DEV_GLOB = _remove_unwanted_files(DEV_GLOB)
MAIN_GLOB = _remove_unwanted_files(MAIN_GLOB)

In [2]:
def _check_if_files_found():
    if DEV_NUM_FILES == 0 or MAIN_NUM_FILES == 0:
        raise IOError(
            "No files found at DEV_PATH and/or MAIN_PATH. "
            f"Please check {DEV_PATH} and {MAIN_PATH}."
        )


def _check_if_matching_filecount():
    if DEV_NUM_FILES != MAIN_NUM_FILES:
        raise IOError(
            "Number of files do not match at DEV_PATH and MAIN_PATH "
            f"({DEV_NUM_FILES} vs. {MAIN_NUM_FILES})."
        )

    print(f"Matching file count ({DEV_NUM_FILES} and {MAIN_NUM_FILES}).")


def _check_if_missing_files():
    missing_dev_files = []
    missing_main_files = []

    for fp_main in MAIN_GLOB:
        fp_dev = fp_main.replace(MAIN_PATH, DEV_PATH)

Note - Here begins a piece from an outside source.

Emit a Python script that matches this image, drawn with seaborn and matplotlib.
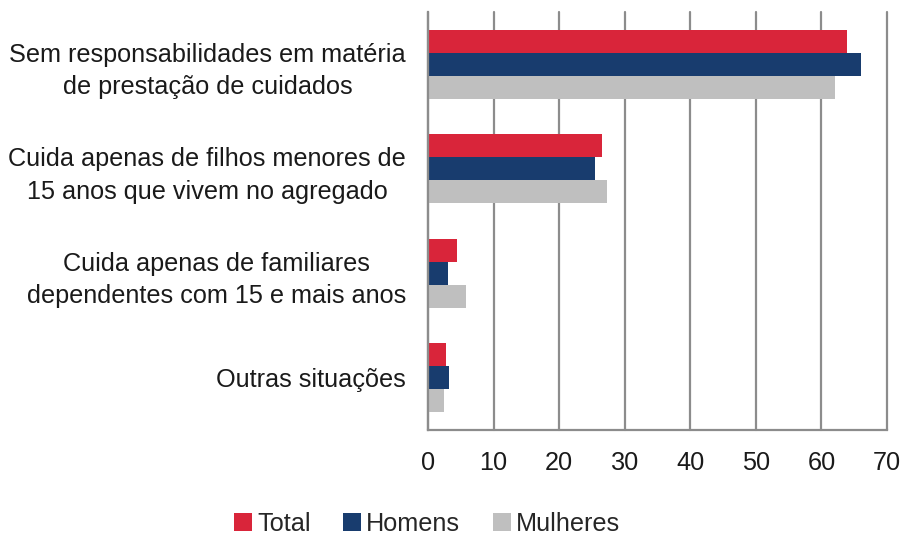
import numpy as np
import pandas as pd
import matplotlib
matplotlib.use('Agg')
import matplotlib.pyplot as plt
import seaborn as sns

# Data (%)
categories = [
    "Sem responsabilidades em matéria\nde prestação de cuidados",
    "Cuida apenas de filhos menores de\n15 anos que vivem no agregado",
    "Cuida apenas de familiares\ndependentes com 15 e mais anos",
    "Outras situações",
]
series = ["Total", "Homens", "Mulheres"]
total = [63.9, 26.5, 4.5, 2.7]
homens = [66.0, 25.5, 3.0, 3.2]
mulheres = [62.1, 27.3, 5.8, 2.4]
colors = ["#D9253A", "#183C6E", "#BFBFBF"]

df = pd.DataFrame({
    "Categoria": categories * 3,
    "Grupo": [s for s in series for _ in categories],
    "Valor": total + homens + mulheres,
})

sns.set_style("white")
plt.rcParams['font.family'] = ['Liberation Sans', 'DejaVu Sans']

fig = plt.figure(figsize=(9.01, 5.40), dpi=100)
ax = fig.add_axes([0.475, 0.2037, 0.5095, 0.7743])

sns.barplot(data=df, y="Categoria", x="Valor", hue="Grupo", orient="h",
            palette=colors, saturation=1, width=0.66, gap=0, linewidth=0,
            ax=ax, legend=True)

ax.set_xlim(0, 70)
ax.set_ylim(3.5, -0.5)
ax.set_xticks(np.arange(0, 71, 10))
ax.set_xlabel("")
ax.set_ylabel("")

grid_col = "#8C8C8C"
ax.grid(axis="x", color=grid_col, linewidth=1.6)
for gl in ax.get_xgridlines():
    gl.set_clip_on(False)
ax.set_axisbelow(True)
for side in ["top", "right"]:
    ax.spines[side].set_visible(False)
for side in ["left", "bottom"]:
    ax.spines[side].set_color(grid_col)
    ax.spines[side].set_linewidth(1.6)

fs = 18.2
ax.set_yticks(np.arange(-0.5, 4.0, 1.0), minor=True)
ax.tick_params(axis="y", which="major", length=0, labelsize=fs, pad=16, colors="#1a1a1a")
ax.tick_params(axis="y", which="minor", length=6, width=1.6, color=grid_col, direction="out")
ax.tick_params(axis="x", length=6, width=1.6, color=grid_col, direction="out",
               labelsize=fs, labelcolor="#1a1a1a", pad=9)
plt.setp(ax.get_yticklabels(), multialignment="center", linespacing=1.45)

handles, labels = ax.get_legend_handles_labels()
ax.get_legend().remove()
fig.legend(handles, labels, loc="center", bbox_to_anchor=(0.474, 0.03), ncol=3,
           frameon=False, fontsize=fs, handlelength=0.7, handleheight=0.7,
           handletextpad=0.2, columnspacing=1.3, borderpad=0.1)

fig.savefig("out.png", dpi=100)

        if fp_dev not in DEV_GLOB:
            missing_dev_files.append(fp_dev)

    for fp_dev in DEV_GLOB:
        fp_main = fp_dev.replace(DEV_PATH, MAIN_PATH)

        if fp_main not in MAIN_GLOB:
            missing_main_files.append(fp_main)

    return missing_dev_files, missing_main_files

In [3]:
len(DEV_GLOB), len(MAIN_GLOB)

(641, 639)

## 1. Check for matching and equal number of files


In [4]:
_check_if_files_found()

In [5]:
missing_dev_files, missing_main_files = _check_if_missing_files()

In [6]:
missing_dev_files

['/global/cfs/cdirs/e3sm/www/cdat-migration-fy24/843-migration-phase3-model-vs-obs/annual_cycle_zonal_mean/AOD_550/AOD_550-AODVIS-ANNUALCYCLE-global.png']

In [7]:
missing_main_files

['/global/cfs/cdirs/e3sm/www/cdat-migration-fy24/main/annual_cycle_zonal_mean/MACv2/MACv2-AODVIS-ANNUALCYCLE-global.png',
 '/global/cfs/cdirs/e3sm/www/cdat-migration-fy24/main/annual_cycle_zonal_mean/MERRA2_Aerosols/MERRA2_Aerosols-AODVIS-ANNUALCYCLE-global.png',
 '/global/cfs/cdirs/e3sm/www/cdat-migration-fy24/main/viewer/viewer/e3sm_logo.png']

In [8]:
_check_if_matching_filecount()

OSError: Number of files do not match at DEV_PATH and MAIN_PATH (697 vs. 695).

## 2 Compare the plots between branches

- Compare "ref" and "test" files
- "diff" files are ignored because getting relative diffs for these does not make sense (relative diff will be above tolerance)


In [10]:
MAIN_GLOB = [f for f in MAIN_GLOB if "AOD_550" not in f]

for main_path in MAIN_GLOB:
    dev_path = main_path.replace(MAIN_PATH, DEV_PATH)
    print("Comparing:")
    print(f"    * {main_path}")
    print(f"    * {dev_path}")

    get_image_diffs(dev_path, main_path)

Comparing:
    * /global/cfs/cdirs/e3sm/www/cdat-migration-fy24/main/aerosol_aeronet/AERONET/AERONET-AODABS-ANN-global.png
    * /global/cfs/cdirs/e3sm/www/cdat-migration-fy24/843-migration-phase3-model-vs-obs/aerosol_aeronet/AERONET/AERONET-AODABS-ANN-global.png
     * Difference path /global/cfs/cdirs/e3sm/www/cdat-migration-fy24/843-migration-phase3-model-vs-obs/aerosol_aeronet/AERONET_diff/AERONET-AODABS-ANN-global.png
Comparing:
    * /global/cfs/cdirs/e3sm/www/cdat-migration-fy24/main/aerosol_aeronet/AERONET/AERONET-AODVIS-ANN-global.png
    * /global/cfs/cdirs/e3sm/www/cdat-migration-fy24/843-migration-phase3-model-vs-obs/aerosol_aeronet/AERONET/AERONET-AODVIS-ANN-global.png
     * Difference path /global/cfs/cdirs/e3sm/www/cdat-migration-fy24/843-migration-phase3-model-vs-obs/aerosol_aeronet/AERONET_diff/AERONET-AODVIS-ANN-global.png
Comparing:
    * /global/cfs/cdirs/e3sm/www/cdat-migration-fy24/main/annual_cycle_zonal_mean/CERES-EBAF-TOA-v4.1/ceres_ebaf_toa_v4.1-ALBEDO-ANNUAL

### Results

All the plots are virtually identical. There looks like one red dot that is different, which creates a diff plot.